For 14 years straight, Skoufis speaks with O’Neill students

James Skoufis

Originally published in The News of the Highlands on .
State Senator James Skoufis speaks to a group of O’Neill High School seniors on April 24.

Back in 2012, O’Neill High School Social Studies teacher Jorma Tompuri got an out-of-the-blue email from a young New York State assemblyman named James Skoufis.

“He asked me if I’d like him to come in and talk with my classes, I said yes, and 14 years later … here we are again,” Tompuri told his fourth period SUPA class last week as Skoufis arrived in the school library to talk with them. “Even during the remote COVID days, James stil met with us.”

The topic last week was ‘state government and the budget’. The meeting had been delayed once as Skoufis was at the State Capital working on the state’s $260 billion budget; at press time this week, it was still being worked on.
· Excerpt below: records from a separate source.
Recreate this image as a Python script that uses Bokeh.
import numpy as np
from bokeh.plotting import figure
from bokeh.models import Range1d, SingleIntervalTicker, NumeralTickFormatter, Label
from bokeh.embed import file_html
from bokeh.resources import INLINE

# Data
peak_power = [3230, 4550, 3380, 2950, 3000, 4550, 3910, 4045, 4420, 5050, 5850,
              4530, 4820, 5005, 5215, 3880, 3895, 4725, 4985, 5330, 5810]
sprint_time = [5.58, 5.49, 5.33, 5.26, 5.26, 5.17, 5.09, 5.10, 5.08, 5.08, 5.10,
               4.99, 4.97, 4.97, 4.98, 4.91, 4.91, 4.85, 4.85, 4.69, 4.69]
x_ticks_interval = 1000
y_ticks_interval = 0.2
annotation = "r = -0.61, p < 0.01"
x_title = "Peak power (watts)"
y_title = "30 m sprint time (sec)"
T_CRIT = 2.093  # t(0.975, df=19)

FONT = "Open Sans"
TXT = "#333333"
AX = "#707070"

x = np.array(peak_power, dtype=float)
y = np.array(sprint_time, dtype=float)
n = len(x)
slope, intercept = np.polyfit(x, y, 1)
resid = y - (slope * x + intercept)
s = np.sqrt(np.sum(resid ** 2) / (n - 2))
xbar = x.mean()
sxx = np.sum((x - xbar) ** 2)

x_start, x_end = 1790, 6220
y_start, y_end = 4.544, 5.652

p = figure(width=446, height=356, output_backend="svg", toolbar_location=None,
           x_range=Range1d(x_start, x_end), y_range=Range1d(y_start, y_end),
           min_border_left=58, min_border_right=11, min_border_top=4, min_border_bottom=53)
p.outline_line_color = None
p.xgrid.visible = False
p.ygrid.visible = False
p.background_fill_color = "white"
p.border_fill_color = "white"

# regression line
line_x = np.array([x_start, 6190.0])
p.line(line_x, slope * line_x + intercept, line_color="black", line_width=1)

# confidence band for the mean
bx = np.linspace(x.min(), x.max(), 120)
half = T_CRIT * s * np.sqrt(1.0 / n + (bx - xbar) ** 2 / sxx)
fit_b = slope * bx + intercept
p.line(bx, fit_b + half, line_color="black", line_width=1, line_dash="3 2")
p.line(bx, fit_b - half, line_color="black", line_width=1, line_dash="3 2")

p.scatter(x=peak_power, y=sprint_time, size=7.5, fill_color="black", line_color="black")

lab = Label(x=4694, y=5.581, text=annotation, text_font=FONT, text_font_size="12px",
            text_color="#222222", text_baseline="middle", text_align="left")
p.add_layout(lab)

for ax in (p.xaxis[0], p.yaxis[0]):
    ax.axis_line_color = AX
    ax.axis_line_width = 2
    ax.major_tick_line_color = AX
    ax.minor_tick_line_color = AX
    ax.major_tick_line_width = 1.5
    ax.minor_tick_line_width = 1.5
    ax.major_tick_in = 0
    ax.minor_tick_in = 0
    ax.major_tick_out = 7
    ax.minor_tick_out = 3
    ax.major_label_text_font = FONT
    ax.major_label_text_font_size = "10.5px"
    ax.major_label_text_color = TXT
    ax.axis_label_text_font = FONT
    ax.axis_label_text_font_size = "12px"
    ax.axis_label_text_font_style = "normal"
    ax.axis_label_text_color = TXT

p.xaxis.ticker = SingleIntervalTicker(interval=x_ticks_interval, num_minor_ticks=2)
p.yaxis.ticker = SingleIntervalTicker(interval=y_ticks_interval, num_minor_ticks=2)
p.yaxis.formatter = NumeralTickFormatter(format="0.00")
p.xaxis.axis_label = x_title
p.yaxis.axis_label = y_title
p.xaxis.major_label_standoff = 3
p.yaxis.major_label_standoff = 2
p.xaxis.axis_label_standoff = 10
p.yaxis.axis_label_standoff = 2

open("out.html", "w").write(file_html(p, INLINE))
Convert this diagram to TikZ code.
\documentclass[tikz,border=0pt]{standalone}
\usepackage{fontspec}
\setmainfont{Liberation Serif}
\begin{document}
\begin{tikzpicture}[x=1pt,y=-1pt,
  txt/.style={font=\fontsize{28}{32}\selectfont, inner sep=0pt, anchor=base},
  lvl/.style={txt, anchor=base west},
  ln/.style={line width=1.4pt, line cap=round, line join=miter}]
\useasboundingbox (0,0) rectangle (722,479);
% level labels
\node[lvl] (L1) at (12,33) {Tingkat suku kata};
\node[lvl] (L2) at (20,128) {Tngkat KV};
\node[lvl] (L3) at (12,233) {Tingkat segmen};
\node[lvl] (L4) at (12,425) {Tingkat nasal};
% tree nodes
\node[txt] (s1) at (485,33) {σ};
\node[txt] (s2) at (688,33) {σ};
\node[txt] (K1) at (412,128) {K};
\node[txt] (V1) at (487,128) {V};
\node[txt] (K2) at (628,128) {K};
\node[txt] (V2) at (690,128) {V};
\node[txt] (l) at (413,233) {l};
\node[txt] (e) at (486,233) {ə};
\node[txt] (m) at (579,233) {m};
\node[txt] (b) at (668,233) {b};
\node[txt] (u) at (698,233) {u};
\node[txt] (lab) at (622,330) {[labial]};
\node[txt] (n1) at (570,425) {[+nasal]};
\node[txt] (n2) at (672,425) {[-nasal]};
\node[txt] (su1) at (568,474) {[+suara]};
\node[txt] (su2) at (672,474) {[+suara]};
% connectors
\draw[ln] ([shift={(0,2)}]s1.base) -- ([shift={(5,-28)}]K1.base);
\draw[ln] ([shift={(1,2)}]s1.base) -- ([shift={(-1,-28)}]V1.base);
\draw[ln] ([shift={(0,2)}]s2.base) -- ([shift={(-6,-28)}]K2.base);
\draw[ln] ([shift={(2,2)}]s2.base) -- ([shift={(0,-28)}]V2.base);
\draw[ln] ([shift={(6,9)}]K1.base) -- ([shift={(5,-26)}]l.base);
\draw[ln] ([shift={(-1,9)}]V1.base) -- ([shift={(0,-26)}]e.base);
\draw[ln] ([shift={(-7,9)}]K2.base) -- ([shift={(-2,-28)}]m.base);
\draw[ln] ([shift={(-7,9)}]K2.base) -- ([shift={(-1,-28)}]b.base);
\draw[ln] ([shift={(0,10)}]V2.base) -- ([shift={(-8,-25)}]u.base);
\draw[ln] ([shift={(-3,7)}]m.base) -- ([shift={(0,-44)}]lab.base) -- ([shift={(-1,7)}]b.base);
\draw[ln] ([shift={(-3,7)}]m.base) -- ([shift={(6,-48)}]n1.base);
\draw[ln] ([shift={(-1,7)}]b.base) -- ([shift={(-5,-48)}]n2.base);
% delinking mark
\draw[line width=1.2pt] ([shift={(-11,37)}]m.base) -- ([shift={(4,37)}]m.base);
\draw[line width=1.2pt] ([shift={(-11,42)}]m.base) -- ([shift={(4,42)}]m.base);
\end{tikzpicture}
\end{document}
Skoufis began his conversation with the students by noting that he first served in the State Assembly, but has been in the Senate for the past eight years. A Democrat, he also explained to the students that while New York is perceived as “a very blue state”, “it’s not quite as blue as people think, except when it comes to presidential votes”. He explained that voters are “very willing to cross party lines” and said that he is proud many of his constituents have done so to support him. Currently, he added, the state Senate is made up of 41 Democrats and 22 Republicans.

Skoufis is up for re-election again in November – state senators serve two-year terms.

 

Back to the budget, he asked the students to guess the approximate amount of the annual state budget – just one student was willing to do so and guessed $4 billion. That would be easier to figure out, he said.

“Our governor has the strongest budget powers of all the states,” he explained, and said that during budget season “a lot of policy is also negotiated”. That’s what is holding the process up again this year, Skoufis added, saying it has been “complicated and contentious in some cases” because of a lot of differing opinions.

In general, the budget is basically divided into three about equal categories of spending – health care and related costs, education and then “everything else”.

He predicted this year’s budget will likely be adopted in May, adding that in recent years it has been as late as June or July. In the budget, Skoufis told the students, his main priority is to try to bring as much money as possible back to his district. “Your families pay a lot of taxes, I’d like to bring some of that money back home”.

Once that is done, he said, is when he’ll be able to spend more time back in the Hudson Valley. During those months he spends his time doing things like speaking to students and groups like senior citizen groups; visiting the many fairs and festivals so he can engage with his constituents; helping to solve local problems and issues; and distributing the grants and other fundings he’s been able to secure for his communities. Skoufis has a 12-person staff to help with all of that, with most of them based at his Cornwall office.

 
 

This year, because it is an election year, he’ll also be working on campaigning. He told the students that while he enjoys the “classically American” door-to-door aspect of campaigning – meeting those who do, and don’t, vote for him – he does not enjoy the fundraising aspect of it all. “I want to hear from people what they are going to expect from me if I receive their vote,” he said.

The senator opened up the floor for questions – he was asked pretty quickly if he had any plans to run for higher office.

“I don’t know what my future might hold,” he said, “but I can say I have no plans to run for governor right now. I used to think I wanted to be in Congress, but now I kind of shudder at that idea. It’s dysfunctional – a completely broken system. God bless anyone who wants to try to go in and fix it.”

Other questions ranged from Skoufis’ work to try to eliminate huge mark-ups on concert and sporting event tickets by resellers; the state’s ban on cell phones (“I know it’s been a hard policy for many students, but we all signed off on it,” the senator said. “My position is that a lot of studies very clearly demonstrate that a lot of students do spend too much time on their phones”.); and the condition of the state’s roads (they should, the student said, be funded at the same level as education; Skoufis didn’t disagree, calling some local roads “deplorable”.).

Tompuri thanked Skoufis for stopping by, and told his students that he, a registered Republican, would vote for Skoufis if he could. “James is common sense,” the teacher said. “He does the right thing for people.”